On Thu, 2020-12-03 at 12:01 +0800, Can Guo wrote:
> On 2020-12-03 10:21, Stanley Chu wrote:
> > On Wed, 2020-12-02 at 04:04 -0800, Can Guo wrote:
> >> In current task abort routine, if task abort happens to the device 
> >> W-LU,
> >> the code directly jumps to ufshcd_eh_host_reset_handler() to perform a
> >> full reset and restore then returns FAIL or SUCCESS. Commands sent to 
> >> the
> >> device W-LU are most likely the SSU cmds sent during UFS PM 
> >> operations. If
> >> such SSU cmd enters task abort routine, when 
> >> ufshcd_eh_host_reset_handler()
> >> flushes eh_work, it will get stuck there since err_handler is 
> >> serialized
> >> with PM operations.
> >> 
> >> In order to unblock above call path, we merely clean up the lrb taken 
> >> by
> >> this cmd, queue the eh_work and return SUCCESS. Once the cmd is 
> >> aborted,
> >> the PM operation which sends out the cmd just errors out, then 
> >> err_handler
> >> shall be able to proceed with the full reset and restore.
> >> 
> >> In this scenario, the cmd is aborted even before it is actually 
> >> cleared by
> >> HW, set the lrb->in_use flag to prevent subsequent cmds, including 
> >> SCSI
> >> cmds and dev cmds, from taking the lrb released from abort. The flag 
> >> shall
> >> evetually be cleared in __ufshcd_transfer_req_compl() invoked by the 
> >> full
> >> reset and restore from err_handler.
> >> 
> >> Reviewed-by: Asutosh Das <[email protected]>
> >> Signed-off-by: Can Guo <[email protected]>
> >> ---
> >>  drivers/scsi/ufs/ufshcd.c | 60 
> >> +++++++++++++++++++++++++++++++++++++----------
> >>  drivers/scsi/ufs/ufshcd.h |  2 ++
> >>  2 files changed, 49 insertions(+), 13 deletions(-)
> >> 
> >> diff --git a/drivers/scsi/ufs/ufshcd.c b/drivers/scsi/ufs/ufshcd.c
> >> index f0bb3fc..26c1fa0 100644
> >> --- a/drivers/scsi/ufs/ufshcd.c
> >> +++ b/drivers/scsi/ufs/ufshcd.c
> >> @@ -2539,6 +2539,14 @@ static int ufshcd_queuecommand(struct Scsi_Host 
> >> *host, struct scsi_cmnd *cmd)
> >>            (hba->clk_gating.state != CLKS_ON));
> >> 
> >>    lrbp = &hba->lrb[tag];
> >> +  if (unlikely(lrbp->in_use)) {
> >> +          if (hba->pm_op_in_progress)

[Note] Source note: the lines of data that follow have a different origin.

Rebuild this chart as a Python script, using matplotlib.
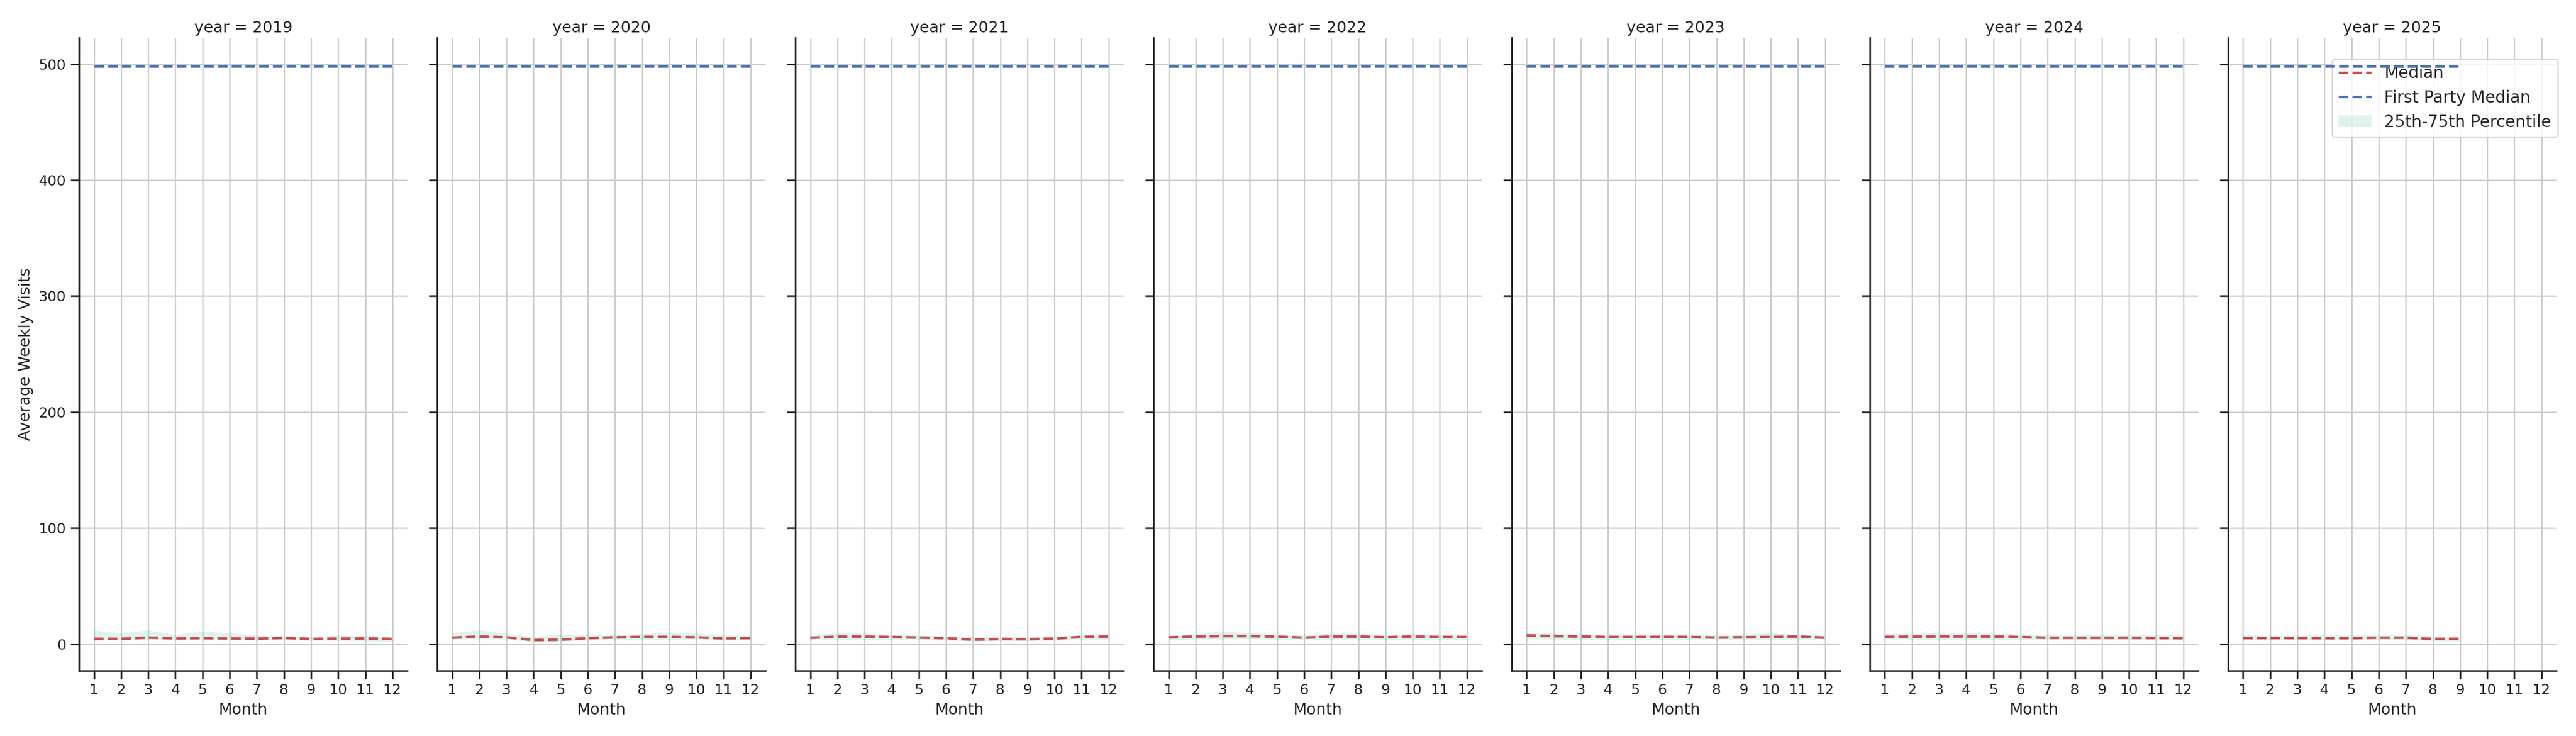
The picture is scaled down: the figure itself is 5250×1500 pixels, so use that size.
### Monthly visits per year, faceted like a seaborn FacetGrid
import matplotlib
matplotlib.use("Agg")
import matplotlib.pyplot as plt

### Data
years  = [2019, 2020, 2021, 2022, 2023, 2024, 2025]
months = [1, 2, 3, 4, 5, 6, 7, 8, 9, 10, 11, 12]

median_2019 = [4.5, 4.5, 5.6, 4.9, 5.1, 4.9, 4.7, 5.3, 4.4, 4.7, 4.9, 4.4]
p75_2019    = [11.7, 9.5, 12.0, 8.1, 10.9, 9.7, 7.5, 7.2, 6.4, 7.5, 7.2, 6.1]
p25_2019    = [3.0, 3.4, 3.8, 3.2, 3.5, 3.4, 3.2, 3.5, 3.0, 3.0, 2.7, 2.0]

median_2020 = [5.5, 6.5, 5.8, 3.5, 3.8, 5.1, 5.8, 6.2, 6.2, 5.8, 4.9, 5.2]
p75_2020    = [9.7, 12.0, 9.2, 6.4, 8.1, 8.6, 8.1, 8.9, 9.7, 9.2, 8.1, 7.5]
p25_2020    = [4.1, 4.4, 4.1, 2.0, 2.4, 3.2, 3.5, 3.8, 3.5, 3.5, 3.2, 3.5]

median_2021 = [5.4, 6.4, 6.4, 6.1, 5.6, 5.1, 3.8, 4.4, 4.2, 4.7, 6.2, 6.5]
p75_2021    = [8.3, 9.2, 9.5, 8.1, 7.5, 6.9, 6.4, 6.1, 6.4, 6.9, 8.1, 8.9]
p25_2021    = [3.8, 3.8, 3.5, 3.8, 3.5, 3.2, 2.4, 2.7, 2.7, 3.0, 3.8, 4.1]

median_2022 = [5.8, 6.5, 6.9, 6.9, 6.4, 5.5, 6.5, 6.5, 5.9, 6.5, 6.1, 6.1]
p75_2022    = [6.9, 8.9, 10.9, 9.7, 8.6, 7.8, 9.2, 9.2, 8.3, 8.9, 8.6, 8.6]
p25_2022    = [3.5, 4.1, 4.4, 4.4, 3.8, 3.5, 4.1, 4.1, 3.5, 4.1, 3.8, 3.8]

median_2023 = [7.5, 6.9, 6.5, 6.1, 6.1, 6.2, 6.1, 5.6, 5.9, 6.1, 6.5, 5.5]
p75_2023    = [10.0, 9.2, 8.9, 8.6, 8.6, 8.6, 8.6, 8.3, 8.6, 9.5, 8.1, 8.1]
p25_2023    = [4.4, 4.1, 3.8, 3.5, 3.8, 3.5, 3.8, 3.5, 3.5, 3.8, 4.1, 3.8]

median_2024 = [6.2, 6.4, 6.6, 6.6, 6.5, 6.1, 5.4, 5.4, 5.4, 5.4, 5.2, 5.1]
p75_2024    = [8.9, 9.2, 9.7, 9.7, 9.2, 8.3, 8.1, 8.1, 8.1, 8.1, 8.1, 7.8]
p25_2024    = [4.1, 4.1, 3.8, 3.8, 3.8, 3.5, 3.5, 3.5, 3.5, 3.5, 3.5, 3.5]

# 2025 only runs to September
median_2025 = [5.2, 5.2, 5.2, 5.1, 5.1, 5.5, 5.5, 4.4, 4.5]
p75_2025    = [7.8, 7.5, 7.5, 7.8, 8.1, 8.3, 8.3, 6.9, 6.6]
p25_2025    = [3.8, 3.8, 3.5, 3.5, 3.5, 3.5, 3.5, 2.7, 2.4]

# first party median sits just under 500 every month
fp_2019 = [498, 498, 498, 498, 498, 498, 498, 498, 498, 498, 498, 498]
fp_2020 = [498, 498, 498, 498, 498, 498, 498, 498, 498, 498, 498, 498]
fp_2021 = [498, 498, 498, 498, 498, 498, 498, 498, 498, 498, 498, 498]
fp_2022 = [498, 498, 498, 498, 498, 498, 498, 498, 498, 498, 498, 498]
fp_2023 = [498, 498, 498, 498, 498, 498, 498, 498, 498, 498, 498, 498]
fp_2024 = [498, 498, 498, 498, 498, 498, 498, 498, 498, 498, 498, 498]
fp_2025 = [498, 498, 498, 498, 498, 498, 498, 498, 498]

medians = [median_2019, median_2020, median_2021, median_2022, median_2023, median_2024, median_2025]
p75s    = [p75_2019, p75_2020, p75_2021, p75_2022, p75_2023, p75_2024, p75_2025]
p25s    = [p25_2019, p25_2020, p25_2021, p25_2022, p25_2023, p25_2024, p25_2025]
fps     = [fp_2019, fp_2020, fp_2021, fp_2022, fp_2023, fp_2024, fp_2025]

### Style (seaborn-ish "ticks" look, done by hand)
dark = "0.15"
plt.rcParams.update({
    "font.family": "DejaVu Sans",
    "text.color": dark,
    "axes.labelcolor": dark,
    "axes.edgecolor": dark,
    "axes.linewidth": 1.25,
    "xtick.color": dark,
    "ytick.color": dark,
})

red   = "#C44E52"
blue  = "#4C72B0"
green = "#66c2a5"

### Plotting
fig = plt.figure(figsize=(26.25, 7.5), dpi=200)
axes = fig.subplots(1, len(years), sharex=True, sharey=True)
fig.subplots_adjust(left=0.0307, right=0.9924, bottom=0.0889, top=0.9489, wspace=0.091)

for ax, year, med, lo, hi, fp in zip(axes, years, medians, p25s, p75s, fps):
    x = months[:len(med)]
    band = ax.fill_between(x, lo, hi, color=green, alpha=0.2, lw=0, label="25th-75th Percentile")
    l_med, = ax.plot(x, med, "--", color=red, lw=1.9, label="Median")
    l_fp, = ax.plot(x, fp, "--", color=blue, lw=1.9, label="First Party Median")

    ax.grid(True, color="#cccccc", lw=1)
    ax.set_axisbelow(True)
    for side in ["top", "right"]:
        ax.spines[side].set_visible(False)
    ax.tick_params(direction="out", length=6, width=1.25, labelsize=10.6, pad=3.5)
    ax.set_xticks(months)
    ax.set_title(f"year = {year}", fontsize=11.5, pad=4)
    ax.set_xlabel("Month", fontsize=11.5)

axes[0].set_ylabel("Average Weekly Visits", fontsize=11.5)

# legend order: Median, First Party Median, band
# (in the original the blue line runs over the legend box, so keep it underneath)
leg = axes[-1].legend([l_med, l_fp, band], ["Median", "First Party Median", "25th-75th Percentile"],
                      loc="upper right", bbox_to_anchor=(1.0045, 0.9664), borderaxespad=0,
                      fontsize=12, edgecolor="0.8", framealpha=0.8)
leg.set_zorder(1.9)

fig.savefig("out.png", dpi=200)
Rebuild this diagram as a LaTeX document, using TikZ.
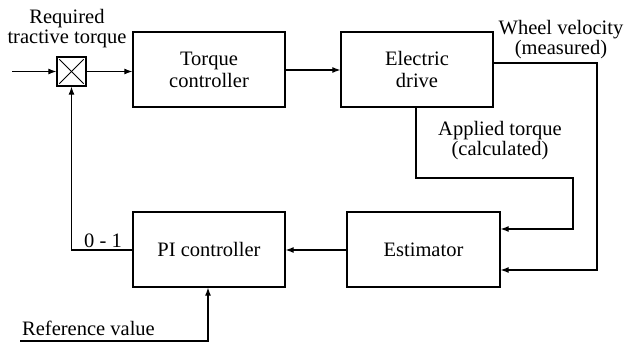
\documentclass[tikz,border=0pt]{standalone}
\usepackage{fontspec}
\setmainfont{Liberation Serif}
\usetikzlibrary{arrows.meta,calc}
\begin{document}
\begin{tikzpicture}[x=1pt,y=-1pt,
  every node/.style={font=\fontsize{20.5}{20}\selectfont},
  blk/.style={draw,line width=1.3pt,minimum height=75pt,inner sep=0pt,align=center,font=\fontsize{20.5}{22}\selectfont},
  conn/.style={line width=1.2pt},
  arr/.style={conn,-{Latex[length=8pt,width=6pt]}},
  lbl/.style={align=center,inner sep=0pt}]
\useasboundingbox (0,0) rectangle (625,343);
\node[blk,minimum width=152pt] (tc) at (209,69.5) {Torque\\controller};
\node[blk,minimum width=152pt] (ed) at (417,69.5) {Electric\\drive};
\node[blk,minimum width=152pt] (pi) at (209,249.5) {PI controller};
\node[blk,minimum width=153pt] (est) at (423.5,249.5) {Estimator};
\node[draw,line width=1.3pt,minimum width=29pt,minimum height=29pt,inner sep=0pt] (mx) at (71.5,71.5) {};
\draw[line width=1pt] ($(mx.north west)+(3,3)$) -- ($(mx.south east)+(-3,-3)$);
\draw[line width=1pt] ($(mx.north east)+(-3,3)$) -- ($(mx.south west)+(3,-3)$);
% input
\coordinate (in) at (12,71.5);
\draw[arr] (in) -- (mx.west);
\draw[arr] (mx.east) -- (mx.east -| tc.west);
\draw[arr] (tc.east |- 0,70) -- (ed.west |- 0,70);
% wheel velocity
\coordinate (wv1) at (597,63);
\coordinate (wv2) at (597,270);
\draw[arr] (ed.east |- wv1) -- (wv1) -- (wv2) -- (wv2 -| est.east);
% applied torque
\coordinate (at1) at (416,178);
\coordinate (at2) at (573,178);
\coordinate (at3) at (573,229);
\draw[arr] (ed.south -| at1) -- (at1) -- (at2) -- (at3) -- (at3 -| est.east);
% estimator -> PI
\draw[arr] (est.west |- 0,250) -- (pi.east |- 0,250);
% PI -> multiplier
\coordinate (fb) at (71.5,250);
\draw[arr] (pi.west |- fb) -- (fb) -- (mx.south);
% reference
\coordinate (r1) at (20,341);
\coordinate (r2) at (208,341);
\draw[arr] (r1) -- (r2) -- (pi.south -| r2);
% labels
\node[lbl] (l1) at (67,29) {Required\\tractive torque};
\node[lbl] (l2) at (561,40) {Wheel velocity\\(measured)};
\node[lbl] (l3) at (500,141) {Applied torque\\(calculated)};
\node[lbl] (l4) at (103,241) {0 - 1};
\node[lbl,anchor=base west] (l5) at (22,335) {Reference value};
\end{tikzpicture}
\end{document}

> >> +                  set_host_byte(cmd, DID_BAD_TARGET);
> >> +          else
> >> +                  err = SCSI_MLQUEUE_HOST_BUSY;
> >> +          ufshcd_release(hba);
> >> +          goto out;
> >> +  }
> >> 
> >>    WARN_ON(lrbp->cmd);
> >>    lrbp->cmd = cmd;
> >> @@ -2781,6 +2789,11 @@ static int ufshcd_exec_dev_cmd(struct ufs_hba 
> >> *hba,
> >> 
> >>    init_completion(&wait);
> >>    lrbp = &hba->lrb[tag];
> >> +  if (unlikely(lrbp->in_use)) {
> >> +          err = -EBUSY;
> >> +          goto out;
> >> +  }
> >> +
> >>    WARN_ON(lrbp->cmd);
> >>    err = ufshcd_compose_dev_cmd(hba, lrbp, cmd_type, tag);
> >>    if (unlikely(err))
> >> @@ -2797,6 +2810,7 @@ static int ufshcd_exec_dev_cmd(struct ufs_hba 
> >> *hba,
> >> 
> >>    err = ufshcd_wait_for_dev_cmd(hba, lrbp, timeout);
> >> 
> >> +out:
> >>    ufshcd_add_query_upiu_trace(hba, tag,
> >>                    err ? "query_complete_err" : "query_complete");
> >> 
> >> @@ -4929,9 +4943,11 @@ static void __ufshcd_transfer_req_compl(struct 
> >> ufs_hba *hba,
> >>    struct scsi_cmnd *cmd;
> >>    int result;
> >>    int index;
> >> +  bool update_scaling = false;
> >> 
> >>    for_each_set_bit(index, &completed_reqs, hba->nutrs) {
> >>            lrbp = &hba->lrb[index];
> >> +          lrbp->in_use = false;
> >>            lrbp->compl_time_stamp = ktime_get();
> >>            cmd = lrbp->cmd;
> >>            if (cmd) {
> >> @@ -4944,15 +4960,17 @@ static void __ufshcd_transfer_req_compl(struct 
> >> ufs_hba *hba,
> >>                    /* Do not touch lrbp after scsi done */
> >>                    cmd->scsi_done(cmd);
> >>                    __ufshcd_release(hba);
> >> +                  update_scaling = true;
> >>            } else if (lrbp->command_type == UTP_CMD_TYPE_DEV_MANAGE ||
> >>                    lrbp->command_type == UTP_CMD_TYPE_UFS_STORAGE) {
> >>                    if (hba->dev_cmd.complete) {
> >>                            ufshcd_add_command_trace(hba, index,
> >>                                            "dev_complete");
> >>                            complete(hba->dev_cmd.complete);
> >> +                          update_scaling = true;
> >>                    }
> >>            }
> >> -          if (ufshcd_is_clkscaling_supported(hba))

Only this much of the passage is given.